Tuesday, February 01, 2005

Rain Rain go away

Okay, I am kidding, but being used to Oregon, the rain here seems to depress me more. Part of the problem I think is that it is not user friendly, when it rains here, it really rains, and it is almost depressing in nature because it captures you into the space you are in creating a prison, why in Oregon when it rains you are not as scared of it, maybe because in Oregon the rains are gentle and here they are harsh and much harder in comparison.

Coming to Israel is an emotional roller coaster, up and down and up and down, and right now I feel like I am in a downward slope. 2 days ago it felt like winter was gone, and now it is back.

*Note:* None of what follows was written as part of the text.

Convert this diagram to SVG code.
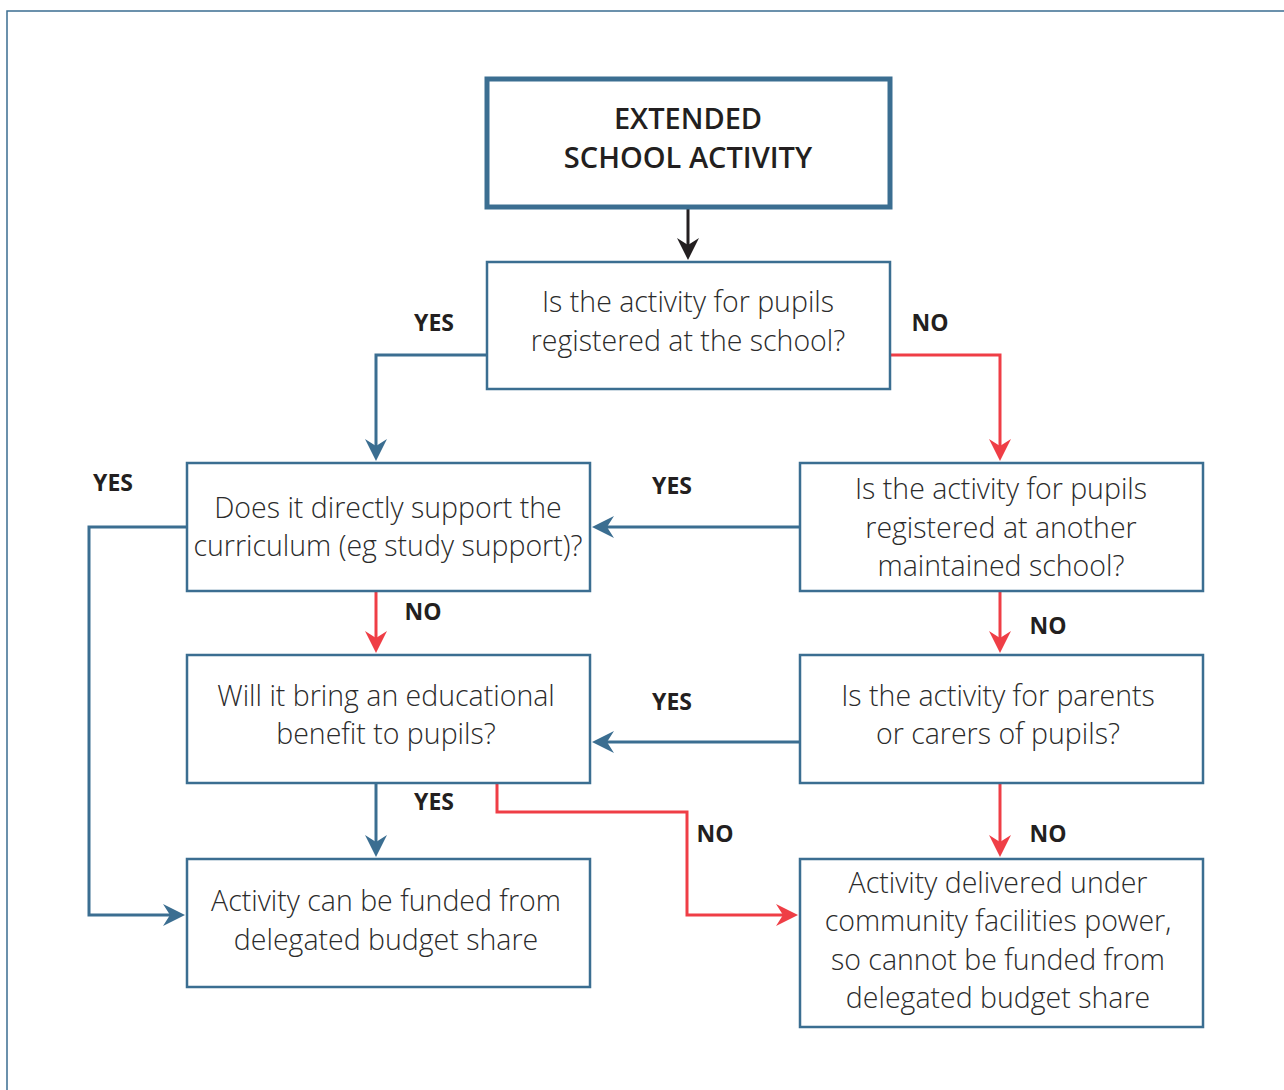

We are in the process of making decisions that are going to lock us down in ways that I am not sure that I want, but none of this is easy.

What is so amazing is when you go down emotionally it is completely chemical and 2 hours later you can be just fine, right now I am not feeling like it is going to be a 2 hour thing, but one never knows.

I got into a fight today with the Rebbizin that runs the gan over post dated checks. She asked for them and I refused. Then she pushed, and that was a really stupid idea, she thought she could play the nice grandmother stupid oleh line on me, and I just said no.

The fact is I am stubborn, more stubborn then I want to admit some days and when you get me backed up against a way I will fight rather then back down, and it is not a rational fight, but try telling my mind that. Some times I look back at these fights and just wonder what was going on, some times I know that Orville my grandfather is alive and well in my head, and other times when I get stuborn, it is a good thing, it is my subconcous saying do not get pushed around, and it keeps me out of trouble.